Sometimes prolix, always lucid, the essays are hard-headed, sober, nuanced. Parliamentary Socialism glints with verbal wit. The problem I find with his writing is between the lines: a presence evoked, but absent. Ralph Miliband writes as if socialism -- as theory, principles, values, programme -- is just ideally there: an always available reference, a benchmark against which the real movement falls short, and culpably. It doesn't matter what you think the real movement is. The Labour right and the Labour left, the Communist Party, the small sects, and the international analogues and affiliates of all of these are weighed in the balance, and found wanting.
In the end, of course, they all were found wanting, but that's not the point here. The point is that their inadequacies would have been better weighed in a more relevant balance: of what they set out to do and what was possible for them to do. Ralph Miliband's criticisms of the Labour Party never give full measure to its real achievements, often different from what it promised and all the more solid and lasting for that.

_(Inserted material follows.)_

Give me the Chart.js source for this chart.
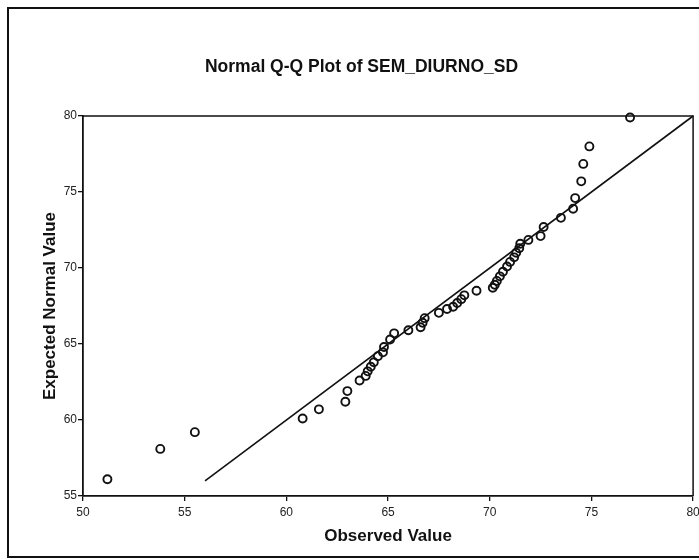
<!DOCTYPE html>
<html>
<head>
<meta charset="utf-8">
<title>Normal Q-Q Plot of SEM_DIURNO_SD</title>
<script src="https://cdn.jsdelivr.net/npm/chart.js@4.4.1/dist/chart.umd.min.js"></script>
<style>
  html, body { margin: 0; padding: 0; background: #fff; }
  #wrap { width: 699px; height: 560px; position: relative; }
</style>
</head>
<body>
<div id="wrap"><canvas id="qq"></canvas></div>
<script>
// observed quantiles (x) and their expected normal values (y)
const observedValues = [
  51.2, 53.8, 55.5, 60.8, 61.6, 62.9, 63.0, 63.6, 63.9, 64.0,
  64.15, 64.3, 64.5, 64.75, 64.8, 65.1, 65.3, 66.0, 66.6, 66.7,
  66.8, 67.5, 67.9, 68.2, 68.4, 68.6, 68.75, 69.35, 70.15, 70.25,
  70.35, 70.5, 70.65, 70.85, 71.0, 71.2, 71.3, 71.45, 71.5, 71.9,
  72.5, 72.65, 73.5, 74.1, 74.2, 74.5, 74.6, 74.9, 76.9
];
const expectedValues = [
  56.1, 58.1, 59.2, 60.1, 60.7, 61.2, 61.9, 62.6, 62.9, 63.2,
  63.5, 63.8, 64.2, 64.45, 64.8, 65.3, 65.7, 65.9, 66.1, 66.4,
  66.7, 67.05, 67.3, 67.45, 67.7, 67.95, 68.2, 68.5, 68.7, 68.9,
  69.15, 69.45, 69.75, 70.1, 70.4, 70.7, 71.0, 71.3, 71.6, 71.85,
  72.1, 72.7, 73.3, 73.9, 74.6, 75.7, 76.85, 78.0, 79.9
];
// reference line y = x
const refLineX = [56, 80];
const refLineY = [56, 80];

const xTicks = [50, 55, 60, 65, 70, 75, 80];
const yTicks = [55, 60, 65, 70, 75, 80];

const ink = '#111';
const font = 'Arial, "Liberation Sans", Helvetica, sans-serif';

// outer frame and plot box
const framePlugin = {
  id: 'frame',
  beforeDraw(chart) {
    const { ctx } = chart;
    ctx.save();
    ctx.fillStyle = '#fff';
    ctx.fillRect(0, 0, chart.width, chart.height);
    ctx.strokeStyle = ink;
    ctx.lineWidth = 2;
    ctx.strokeRect(8, 8, 760, 549);
    ctx.restore();
  },
  afterDatasetsDraw(chart) {
    const { ctx, chartArea: a } = chart;
    ctx.save();
    ctx.strokeStyle = ink;
    ctx.lineWidth = 1.5;
    ctx.beginPath();
    ctx.moveTo(a.left, a.top);
    ctx.lineTo(a.right, a.top);
    ctx.lineTo(a.right, a.bottom);
    ctx.stroke();
    ctx.restore();
  }
};

new Chart(document.getElementById('qq'), {
  type: 'scatter',
  data: {
    datasets: [
      {
        type: 'line',
        data: refLineX.map((x, i) => ({ x, y: refLineY[i] })),
        borderColor: ink,
        borderWidth: 1.6,
        pointRadius: 0,
        fill: false,
        clip: false
      },
      {
        data: observedValues.map((x, i) => ({ x, y: expectedValues[i] })),
        pointStyle: 'circle',
        pointRadius: 4,
        pointBorderWidth: 1.9,
        pointBorderColor: ink,
        pointBackgroundColor: 'rgba(255,255,255,0)',
        clip: false
      }
    ]
  },
  options: {
    responsive: true,
    maintainAspectRatio: false,
    animation: false,
    events: [],
    layout: { padding: { left: 26, right: 2, top: 0, bottom: 0 } },
    plugins: {
      legend: { display: false },
      tooltip: { enabled: false },
      title: {
        display: true,
        text: 'Normal Q-Q Plot of SEM_DIURNO_SD',
        color: ink,
        font: { family: font, size: 17.5, weight: 'bold' },
        padding: { top: 57, bottom: 38 }
      }
    },
    scales: {
      x: {
        type: 'linear',
        min: 50,
        max: 80,
        afterBuildTicks: s => { s.ticks = xTicks.map(v => ({ value: v })); },
        afterFit: s => { s.height = 64; s.paddingLeft = 0; s.paddingRight = 0; },
        border: { display: true, color: ink, width: 1.8 },
        grid: { display: true, drawOnChartArea: false, drawTicks: true, tickLength: 5, color: ink, lineWidth: 1.3 },
        ticks: { color: '#222', padding: 4, maxRotation: 0, autoSkip: false, font: { family: font, size: 12 } },
        title: {
          display: true,
          text: 'Observed Value',
          color: ink,
          font: { family: font, size: 17, weight: 'bold' },
          padding: { top: 0, bottom: 13 }
        }
      },
      y: {
        type: 'linear',
        min: 55,
        max: 80,
        afterBuildTicks: s => { s.ticks = yTicks.map(v => ({ value: v })); },
        afterFit: s => { s.width = 57; s.paddingTop = 0; s.paddingBottom = 0; },
        border: { display: true, color: ink, width: 1.8 },
        grid: { display: true, drawOnChartArea: false, drawTicks: true, tickLength: 5, color: ink, lineWidth: 1.3 },
        ticks: { color: '#222', padding: 1, autoSkip: false, font: { family: font, size: 12 } },
        title: {
          display: true,
          text: 'Expected Normal Value',
          color: ink,
          font: { family: font, size: 17, weight: 'bold' },
          padding: { top: 14, bottom: 0 }
        }
      }
    }
  },
  plugins: [framePlugin]
});
</script>
</body>
</html>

All his political life, Ralph Miliband found himself caught between two recognitions. One was that the Labour Party will never (if it has any sense, and it does) adopt what most socialists would deign to call a socialist programme. The other is that no group whose selling point is that it is more socialist than the Labour Party will ever get anywhere. Its vote will be derisory; or, if it isn't, it'll become a personal vehicle (e.g. Respect, with all due respect and salutes to indefatigability) or it'll fall apart (e.g. the Socialist Alliance); or (e.g. the SSP) it'll become a personal vehicle then fall apart. There are electorally more successful parties (the Greens, the SNP, Plaid Cymru and Sinn Fein) whose pitch is in many respects to the left of Labour, but none whose pitch is that they are more socialist than Labour.
The Labour Party will never be socialist, and no socialist group outside it will ever win mass support. Ralph Miliband's response to this dilemma was to craft ever more elegant and eloquent expressions of it. There are some problems with that approach to politics.
Perhaps it was recognition of them that set Ed Miliband on a path that diverged so far from his father's. I doubt he drifted or strayed. His political thinking must, at least at first, have developed in continuous, conscious contention with Ralph Miliband's. And unlike that of his brother David, it wasn't drowned in New Labour. This makes the possibility of a Miliband premiership very interesting indeed. If his party wins next month, Britain will, for the first time since Harold Wilson [*], have elected a Labour Prime Minister with a capacity for original thought.
[*] Thatcher and Brown had minds of their own too, but she wasn't Labour and he (as a Prime Minister) wasn't elected.